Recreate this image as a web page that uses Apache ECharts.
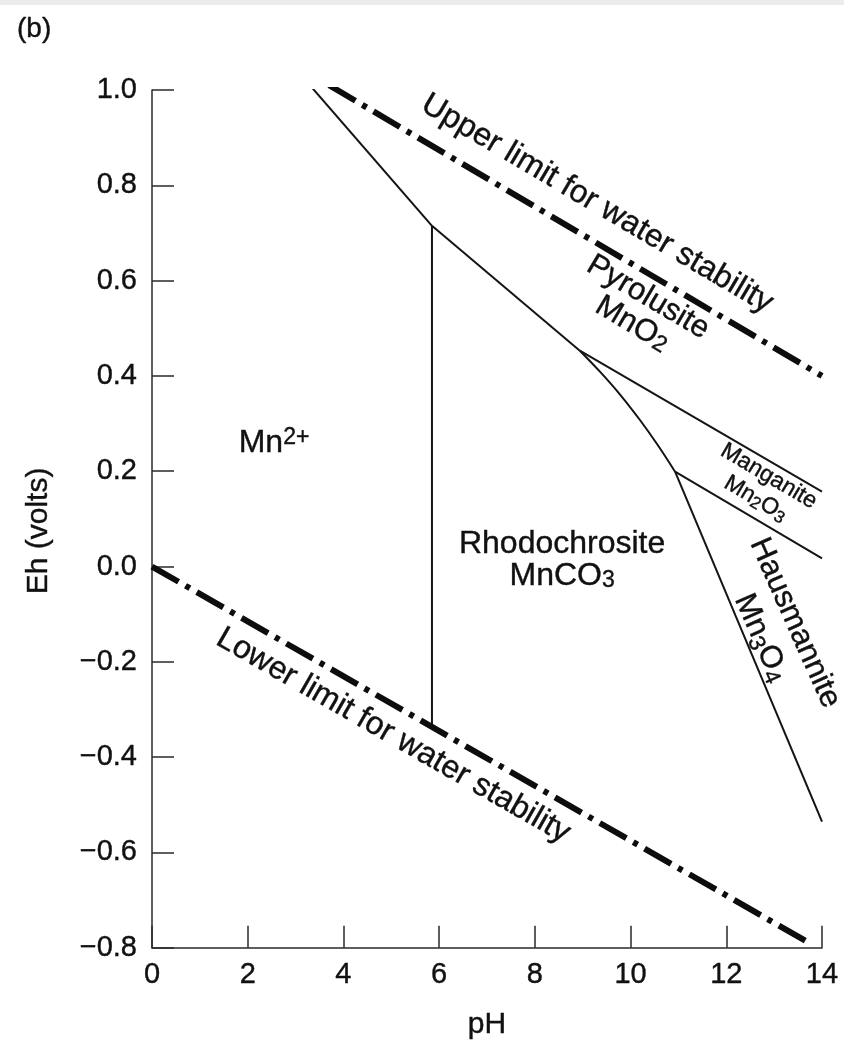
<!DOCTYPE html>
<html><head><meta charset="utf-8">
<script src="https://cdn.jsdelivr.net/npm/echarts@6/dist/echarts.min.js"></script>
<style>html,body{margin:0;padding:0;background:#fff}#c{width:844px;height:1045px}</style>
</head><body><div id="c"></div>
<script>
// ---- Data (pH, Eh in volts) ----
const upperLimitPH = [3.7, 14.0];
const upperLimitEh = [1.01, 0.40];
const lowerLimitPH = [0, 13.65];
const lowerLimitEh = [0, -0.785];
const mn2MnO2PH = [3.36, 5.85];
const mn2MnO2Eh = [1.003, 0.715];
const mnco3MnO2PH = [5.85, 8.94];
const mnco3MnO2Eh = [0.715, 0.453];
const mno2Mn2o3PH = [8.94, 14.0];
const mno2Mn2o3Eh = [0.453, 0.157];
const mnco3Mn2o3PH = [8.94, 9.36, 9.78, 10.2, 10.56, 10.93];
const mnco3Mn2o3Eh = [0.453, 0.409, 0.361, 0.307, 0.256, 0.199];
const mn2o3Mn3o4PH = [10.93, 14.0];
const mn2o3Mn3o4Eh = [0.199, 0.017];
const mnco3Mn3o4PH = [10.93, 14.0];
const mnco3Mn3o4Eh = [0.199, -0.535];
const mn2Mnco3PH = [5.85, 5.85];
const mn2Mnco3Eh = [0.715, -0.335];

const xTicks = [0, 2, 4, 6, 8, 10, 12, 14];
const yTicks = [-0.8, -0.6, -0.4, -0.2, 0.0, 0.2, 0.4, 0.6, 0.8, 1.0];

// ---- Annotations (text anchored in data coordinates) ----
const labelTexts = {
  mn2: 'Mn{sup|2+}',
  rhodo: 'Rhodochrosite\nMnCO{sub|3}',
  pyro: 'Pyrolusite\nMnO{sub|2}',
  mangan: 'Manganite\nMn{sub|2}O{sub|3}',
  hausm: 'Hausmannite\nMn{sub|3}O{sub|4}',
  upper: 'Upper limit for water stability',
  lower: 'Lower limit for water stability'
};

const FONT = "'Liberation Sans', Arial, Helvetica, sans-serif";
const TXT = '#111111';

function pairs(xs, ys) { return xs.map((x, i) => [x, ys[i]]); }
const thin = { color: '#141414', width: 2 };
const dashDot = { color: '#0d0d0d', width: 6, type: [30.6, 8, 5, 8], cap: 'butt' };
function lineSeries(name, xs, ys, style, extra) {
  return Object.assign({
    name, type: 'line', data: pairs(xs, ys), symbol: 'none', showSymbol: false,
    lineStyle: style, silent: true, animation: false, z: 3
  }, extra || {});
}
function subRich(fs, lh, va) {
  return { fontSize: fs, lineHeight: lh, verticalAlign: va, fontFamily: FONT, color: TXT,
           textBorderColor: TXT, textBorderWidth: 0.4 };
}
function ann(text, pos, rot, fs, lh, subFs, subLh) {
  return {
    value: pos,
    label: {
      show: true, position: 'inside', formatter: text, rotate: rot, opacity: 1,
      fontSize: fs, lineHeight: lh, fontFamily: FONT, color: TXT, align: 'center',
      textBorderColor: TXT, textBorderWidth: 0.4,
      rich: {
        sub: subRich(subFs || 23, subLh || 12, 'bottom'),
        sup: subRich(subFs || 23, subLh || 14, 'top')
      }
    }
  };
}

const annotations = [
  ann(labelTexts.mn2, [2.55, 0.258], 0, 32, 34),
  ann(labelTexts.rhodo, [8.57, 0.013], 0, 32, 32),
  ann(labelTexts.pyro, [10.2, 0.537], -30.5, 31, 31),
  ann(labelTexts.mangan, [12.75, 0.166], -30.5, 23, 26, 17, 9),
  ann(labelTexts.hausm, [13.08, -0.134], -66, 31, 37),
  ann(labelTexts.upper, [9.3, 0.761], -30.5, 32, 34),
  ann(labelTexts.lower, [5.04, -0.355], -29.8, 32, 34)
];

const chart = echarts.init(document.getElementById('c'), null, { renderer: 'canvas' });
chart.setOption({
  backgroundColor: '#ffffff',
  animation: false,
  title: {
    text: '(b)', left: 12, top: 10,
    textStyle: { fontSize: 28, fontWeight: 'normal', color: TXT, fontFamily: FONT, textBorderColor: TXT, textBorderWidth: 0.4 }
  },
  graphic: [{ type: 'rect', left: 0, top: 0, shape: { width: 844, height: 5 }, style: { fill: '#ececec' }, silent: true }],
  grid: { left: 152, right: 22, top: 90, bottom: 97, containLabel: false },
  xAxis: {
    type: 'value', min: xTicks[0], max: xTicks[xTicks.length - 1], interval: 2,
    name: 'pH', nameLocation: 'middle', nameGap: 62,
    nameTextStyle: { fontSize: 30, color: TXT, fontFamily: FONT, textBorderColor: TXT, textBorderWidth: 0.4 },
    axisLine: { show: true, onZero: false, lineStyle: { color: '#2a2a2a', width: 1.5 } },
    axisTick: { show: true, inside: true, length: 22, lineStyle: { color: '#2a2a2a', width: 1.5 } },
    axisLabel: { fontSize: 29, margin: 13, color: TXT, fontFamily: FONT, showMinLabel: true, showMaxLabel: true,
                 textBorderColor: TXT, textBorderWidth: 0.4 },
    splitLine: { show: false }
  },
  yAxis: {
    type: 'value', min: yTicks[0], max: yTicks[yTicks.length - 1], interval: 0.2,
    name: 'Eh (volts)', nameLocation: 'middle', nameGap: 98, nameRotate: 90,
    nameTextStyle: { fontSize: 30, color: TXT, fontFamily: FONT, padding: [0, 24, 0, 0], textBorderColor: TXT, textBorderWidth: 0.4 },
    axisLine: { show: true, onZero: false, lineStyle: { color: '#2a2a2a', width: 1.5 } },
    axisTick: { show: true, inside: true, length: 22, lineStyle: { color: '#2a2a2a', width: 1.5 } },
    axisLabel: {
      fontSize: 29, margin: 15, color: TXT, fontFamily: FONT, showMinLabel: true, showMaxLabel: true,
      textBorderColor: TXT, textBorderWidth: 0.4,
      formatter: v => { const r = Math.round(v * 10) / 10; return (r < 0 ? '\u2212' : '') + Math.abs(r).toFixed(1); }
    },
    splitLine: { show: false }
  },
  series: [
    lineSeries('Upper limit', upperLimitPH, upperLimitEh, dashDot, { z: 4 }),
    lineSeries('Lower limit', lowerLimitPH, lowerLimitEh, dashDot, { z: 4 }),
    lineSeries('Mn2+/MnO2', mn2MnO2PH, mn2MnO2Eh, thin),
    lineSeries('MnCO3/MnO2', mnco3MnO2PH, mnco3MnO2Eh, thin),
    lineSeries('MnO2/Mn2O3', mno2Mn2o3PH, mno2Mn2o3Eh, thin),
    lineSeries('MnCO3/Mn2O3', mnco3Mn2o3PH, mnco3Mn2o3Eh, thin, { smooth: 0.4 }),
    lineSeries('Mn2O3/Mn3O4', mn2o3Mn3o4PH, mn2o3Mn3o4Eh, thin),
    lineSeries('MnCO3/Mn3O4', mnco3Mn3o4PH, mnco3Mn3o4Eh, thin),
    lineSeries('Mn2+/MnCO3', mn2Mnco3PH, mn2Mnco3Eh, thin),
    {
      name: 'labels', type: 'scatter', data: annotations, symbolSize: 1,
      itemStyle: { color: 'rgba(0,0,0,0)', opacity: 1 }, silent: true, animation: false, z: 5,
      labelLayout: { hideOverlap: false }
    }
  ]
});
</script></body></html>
+ + + + +
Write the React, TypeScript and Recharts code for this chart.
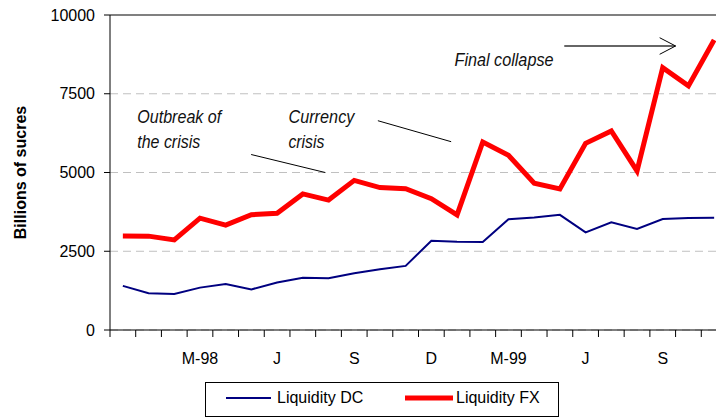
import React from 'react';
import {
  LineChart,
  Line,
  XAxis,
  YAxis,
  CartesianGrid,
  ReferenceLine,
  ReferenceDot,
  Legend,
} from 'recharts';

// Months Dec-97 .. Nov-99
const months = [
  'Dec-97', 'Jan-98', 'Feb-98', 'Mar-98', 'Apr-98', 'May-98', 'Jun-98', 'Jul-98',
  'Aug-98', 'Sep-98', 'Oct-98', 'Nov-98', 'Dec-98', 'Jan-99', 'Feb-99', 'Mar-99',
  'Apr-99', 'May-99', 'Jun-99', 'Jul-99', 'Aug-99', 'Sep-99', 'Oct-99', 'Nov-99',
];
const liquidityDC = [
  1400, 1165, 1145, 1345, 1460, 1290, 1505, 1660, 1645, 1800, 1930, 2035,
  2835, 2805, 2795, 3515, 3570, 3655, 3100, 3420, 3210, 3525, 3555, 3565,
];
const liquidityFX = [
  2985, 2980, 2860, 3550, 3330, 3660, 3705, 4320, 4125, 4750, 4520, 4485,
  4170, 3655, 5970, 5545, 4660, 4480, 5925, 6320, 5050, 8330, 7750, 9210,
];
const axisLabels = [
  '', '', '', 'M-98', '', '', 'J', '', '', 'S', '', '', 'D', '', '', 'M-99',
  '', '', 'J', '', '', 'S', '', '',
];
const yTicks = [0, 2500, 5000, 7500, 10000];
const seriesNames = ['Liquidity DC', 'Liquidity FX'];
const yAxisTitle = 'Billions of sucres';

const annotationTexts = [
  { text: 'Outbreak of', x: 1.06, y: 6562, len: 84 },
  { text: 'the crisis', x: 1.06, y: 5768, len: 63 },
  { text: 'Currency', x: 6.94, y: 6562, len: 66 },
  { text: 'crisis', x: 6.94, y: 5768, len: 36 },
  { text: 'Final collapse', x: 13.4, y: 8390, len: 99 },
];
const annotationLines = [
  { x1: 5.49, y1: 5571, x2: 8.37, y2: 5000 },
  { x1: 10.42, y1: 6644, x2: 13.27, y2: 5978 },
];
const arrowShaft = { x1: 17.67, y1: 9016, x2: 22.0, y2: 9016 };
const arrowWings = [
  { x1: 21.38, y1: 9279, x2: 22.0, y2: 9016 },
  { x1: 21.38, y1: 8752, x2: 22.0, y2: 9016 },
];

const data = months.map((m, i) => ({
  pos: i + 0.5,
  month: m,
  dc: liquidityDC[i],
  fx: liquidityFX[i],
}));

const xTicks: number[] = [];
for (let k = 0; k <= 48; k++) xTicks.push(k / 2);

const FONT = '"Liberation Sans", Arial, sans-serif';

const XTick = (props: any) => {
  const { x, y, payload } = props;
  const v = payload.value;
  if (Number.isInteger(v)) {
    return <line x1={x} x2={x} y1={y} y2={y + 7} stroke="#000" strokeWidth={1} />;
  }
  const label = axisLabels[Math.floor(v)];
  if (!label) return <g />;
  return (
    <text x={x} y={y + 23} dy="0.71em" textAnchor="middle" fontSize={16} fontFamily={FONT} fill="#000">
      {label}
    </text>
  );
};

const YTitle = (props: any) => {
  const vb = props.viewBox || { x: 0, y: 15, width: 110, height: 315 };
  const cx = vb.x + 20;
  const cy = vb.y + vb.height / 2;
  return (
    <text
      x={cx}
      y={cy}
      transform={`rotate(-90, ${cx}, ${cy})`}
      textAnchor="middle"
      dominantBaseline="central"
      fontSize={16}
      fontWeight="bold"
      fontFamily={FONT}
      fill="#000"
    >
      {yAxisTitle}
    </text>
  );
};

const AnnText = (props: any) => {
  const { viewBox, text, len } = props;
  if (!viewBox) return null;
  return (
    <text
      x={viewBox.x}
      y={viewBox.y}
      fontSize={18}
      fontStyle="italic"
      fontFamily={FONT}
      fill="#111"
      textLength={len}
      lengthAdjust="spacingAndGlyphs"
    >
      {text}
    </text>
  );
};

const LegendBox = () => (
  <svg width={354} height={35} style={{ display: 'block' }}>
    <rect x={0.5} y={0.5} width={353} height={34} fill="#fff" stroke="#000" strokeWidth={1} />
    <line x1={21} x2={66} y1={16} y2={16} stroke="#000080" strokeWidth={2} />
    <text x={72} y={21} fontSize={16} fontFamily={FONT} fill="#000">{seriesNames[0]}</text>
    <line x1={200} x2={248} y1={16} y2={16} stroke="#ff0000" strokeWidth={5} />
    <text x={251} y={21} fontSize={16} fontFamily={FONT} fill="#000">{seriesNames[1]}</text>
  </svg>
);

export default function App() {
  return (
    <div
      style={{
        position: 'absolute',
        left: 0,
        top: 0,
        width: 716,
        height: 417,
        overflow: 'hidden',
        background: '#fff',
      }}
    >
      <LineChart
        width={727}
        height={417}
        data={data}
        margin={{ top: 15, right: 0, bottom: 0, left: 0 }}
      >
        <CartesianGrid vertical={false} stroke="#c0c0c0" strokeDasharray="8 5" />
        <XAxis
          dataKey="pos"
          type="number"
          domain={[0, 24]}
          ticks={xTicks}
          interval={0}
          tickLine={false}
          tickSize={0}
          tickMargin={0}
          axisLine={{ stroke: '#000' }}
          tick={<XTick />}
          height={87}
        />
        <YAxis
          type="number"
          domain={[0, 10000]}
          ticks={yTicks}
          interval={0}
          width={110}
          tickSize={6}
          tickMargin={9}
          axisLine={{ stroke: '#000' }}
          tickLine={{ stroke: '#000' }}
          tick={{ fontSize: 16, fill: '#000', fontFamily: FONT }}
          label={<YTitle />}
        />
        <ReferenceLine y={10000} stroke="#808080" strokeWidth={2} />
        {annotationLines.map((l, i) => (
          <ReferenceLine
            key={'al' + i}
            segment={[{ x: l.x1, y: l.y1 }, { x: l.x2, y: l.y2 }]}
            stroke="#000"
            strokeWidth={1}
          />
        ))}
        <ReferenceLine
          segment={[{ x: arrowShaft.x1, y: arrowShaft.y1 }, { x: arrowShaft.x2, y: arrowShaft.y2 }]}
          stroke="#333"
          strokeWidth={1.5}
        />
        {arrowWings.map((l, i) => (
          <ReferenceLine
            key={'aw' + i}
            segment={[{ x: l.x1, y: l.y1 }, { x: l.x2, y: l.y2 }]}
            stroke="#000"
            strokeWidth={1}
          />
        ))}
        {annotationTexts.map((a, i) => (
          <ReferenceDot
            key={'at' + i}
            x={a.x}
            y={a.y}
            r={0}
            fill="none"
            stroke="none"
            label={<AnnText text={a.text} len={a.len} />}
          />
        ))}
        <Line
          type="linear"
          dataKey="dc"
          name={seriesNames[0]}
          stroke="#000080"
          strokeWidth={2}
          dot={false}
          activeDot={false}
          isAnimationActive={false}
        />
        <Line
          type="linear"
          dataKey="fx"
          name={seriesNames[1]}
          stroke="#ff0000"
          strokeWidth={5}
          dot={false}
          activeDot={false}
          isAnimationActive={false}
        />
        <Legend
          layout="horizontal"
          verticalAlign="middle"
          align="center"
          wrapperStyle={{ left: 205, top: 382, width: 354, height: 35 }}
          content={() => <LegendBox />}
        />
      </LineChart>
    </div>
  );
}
+ + + + +
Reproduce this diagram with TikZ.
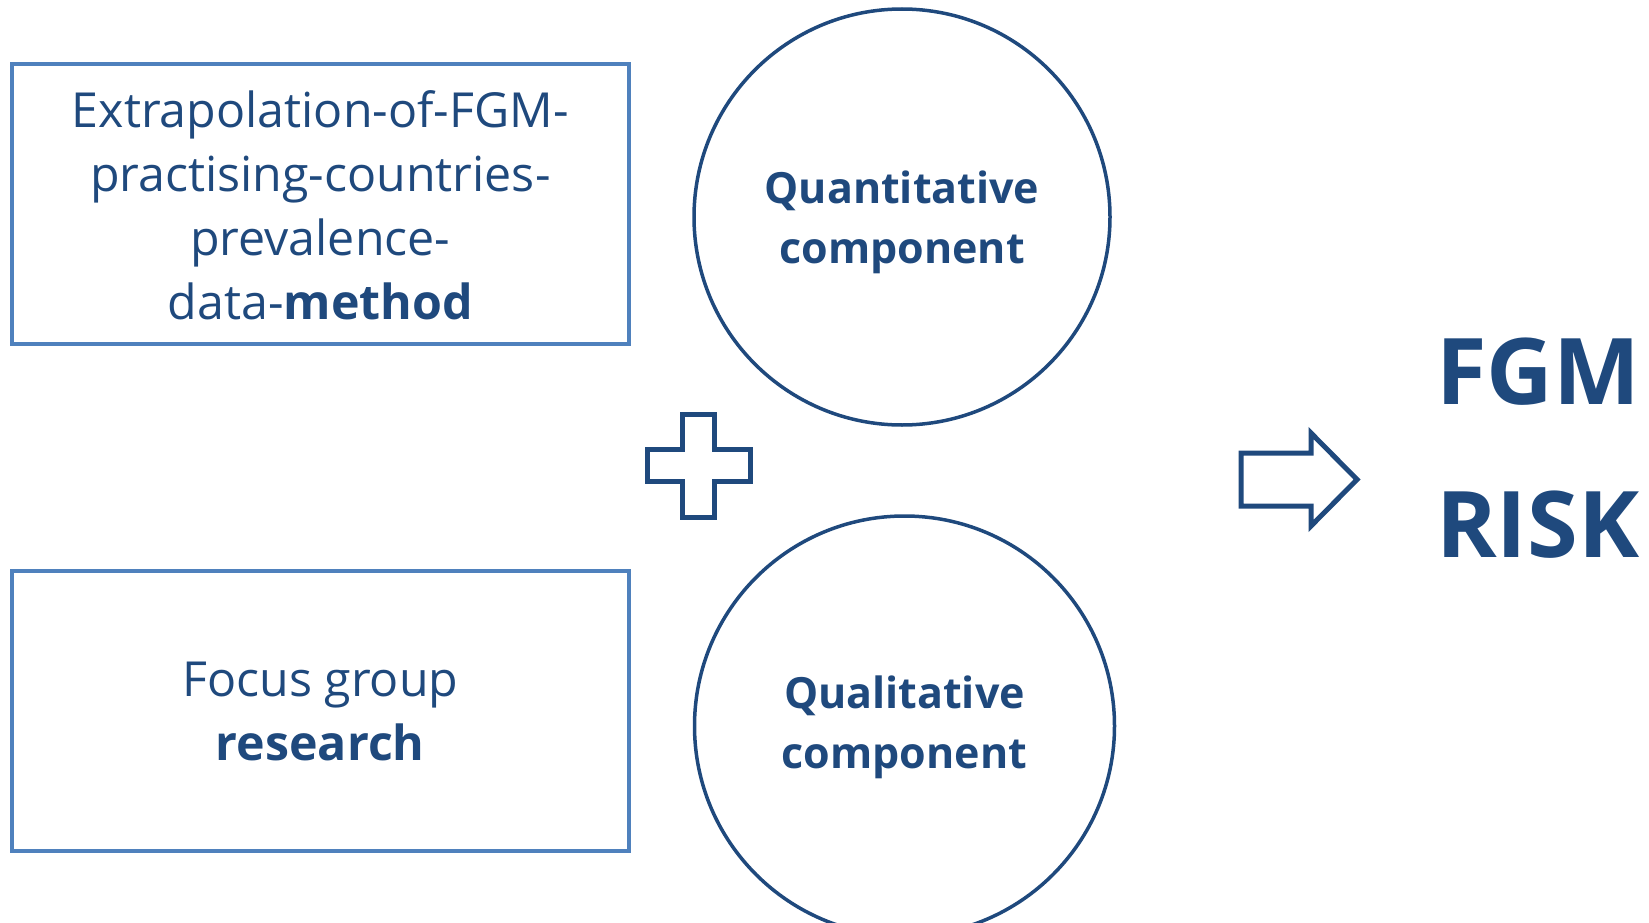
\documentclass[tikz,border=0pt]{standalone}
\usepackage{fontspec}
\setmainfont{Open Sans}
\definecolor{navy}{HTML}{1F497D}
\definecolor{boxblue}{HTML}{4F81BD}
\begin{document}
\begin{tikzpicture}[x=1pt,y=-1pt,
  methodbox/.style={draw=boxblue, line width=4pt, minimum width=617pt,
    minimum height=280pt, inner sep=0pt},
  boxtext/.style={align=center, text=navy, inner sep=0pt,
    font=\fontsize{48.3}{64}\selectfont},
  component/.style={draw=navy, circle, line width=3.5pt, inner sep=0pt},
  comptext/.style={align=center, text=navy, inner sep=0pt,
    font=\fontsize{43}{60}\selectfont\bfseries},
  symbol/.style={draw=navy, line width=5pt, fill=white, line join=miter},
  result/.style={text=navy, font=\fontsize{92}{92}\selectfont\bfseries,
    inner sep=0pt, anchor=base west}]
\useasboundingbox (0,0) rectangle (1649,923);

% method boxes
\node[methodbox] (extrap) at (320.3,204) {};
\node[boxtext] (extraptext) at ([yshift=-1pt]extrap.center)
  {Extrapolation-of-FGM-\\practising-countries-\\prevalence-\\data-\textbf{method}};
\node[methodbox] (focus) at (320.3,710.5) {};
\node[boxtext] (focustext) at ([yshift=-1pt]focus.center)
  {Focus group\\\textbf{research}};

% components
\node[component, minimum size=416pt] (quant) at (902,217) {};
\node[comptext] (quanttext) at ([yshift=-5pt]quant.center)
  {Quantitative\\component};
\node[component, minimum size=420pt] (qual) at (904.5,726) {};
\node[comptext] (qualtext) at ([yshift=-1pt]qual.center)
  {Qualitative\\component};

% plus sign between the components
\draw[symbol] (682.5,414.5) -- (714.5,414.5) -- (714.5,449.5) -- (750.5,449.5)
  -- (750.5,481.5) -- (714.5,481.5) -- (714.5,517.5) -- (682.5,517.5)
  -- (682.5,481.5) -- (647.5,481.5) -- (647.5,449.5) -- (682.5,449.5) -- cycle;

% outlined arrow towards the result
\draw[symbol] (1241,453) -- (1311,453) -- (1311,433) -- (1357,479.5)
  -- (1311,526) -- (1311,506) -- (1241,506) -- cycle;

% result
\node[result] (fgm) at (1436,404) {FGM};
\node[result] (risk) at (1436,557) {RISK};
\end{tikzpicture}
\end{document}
+ + + + +
[Short task] Above are records with pictures. Reproduce exactly only the lines from the line with "Recreate this image" through the line with "const TXT = '#111111';", both ends included, and leave the pictures out.

[Complete output]
Recreate this image as a web page that uses Apache ECharts.
<!DOCTYPE html>
<html><head><meta charset="utf-8">
<script src="https://cdn.jsdelivr.net/npm/echarts@6/dist/echarts.min.js"></script>
<style>html,body{margin:0;padding:0;background:#fff}#c{width:844px;height:1045px}</style>
</head><body><div id="c"></div>
<script>
// ---- Data (pH, Eh in volts) ----
const upperLimitPH = [3.7, 14.0];
const upperLimitEh = [1.01, 0.40];
const lowerLimitPH = [0, 13.65];
const lowerLimitEh = [0, -0.785];
const mn2MnO2PH = [3.36, 5.85];
const mn2MnO2Eh = [1.003, 0.715];
const mnco3MnO2PH = [5.85, 8.94];
const mnco3MnO2Eh = [0.715, 0.453];
const mno2Mn2o3PH = [8.94, 14.0];
const mno2Mn2o3Eh = [0.453, 0.157];
const mnco3Mn2o3PH = [8.94, 9.36, 9.78, 10.2, 10.56, 10.93];
const mnco3Mn2o3Eh = [0.453, 0.409, 0.361, 0.307, 0.256, 0.199];
const mn2o3Mn3o4PH = [10.93, 14.0];
const mn2o3Mn3o4Eh = [0.199, 0.017];
const mnco3Mn3o4PH = [10.93, 14.0];
const mnco3Mn3o4Eh = [0.199, -0.535];
const mn2Mnco3PH = [5.85, 5.85];
const mn2Mnco3Eh = [0.715, -0.335];

const xTicks = [0, 2, 4, 6, 8, 10, 12, 14];
const yTicks = [-0.8, -0.6, -0.4, -0.2, 0.0, 0.2, 0.4, 0.6, 0.8, 1.0];

// ---- Annotations (text anchored in data coordinates) ----
const labelTexts = {
  mn2: 'Mn{sup|2+}',
  rhodo: 'Rhodochrosite\nMnCO{sub|3}',
  pyro: 'Pyrolusite\nMnO{sub|2}',
  mangan: 'Manganite\nMn{sub|2}O{sub|3}',
  hausm: 'Hausmannite\nMn{sub|3}O{sub|4}',
  upper: 'Upper limit for water stability',
  lower: 'Lower limit for water stability'
};

const FONT = "'Liberation Sans', Arial, Helvetica, sans-serif";
const TXT = '#111111';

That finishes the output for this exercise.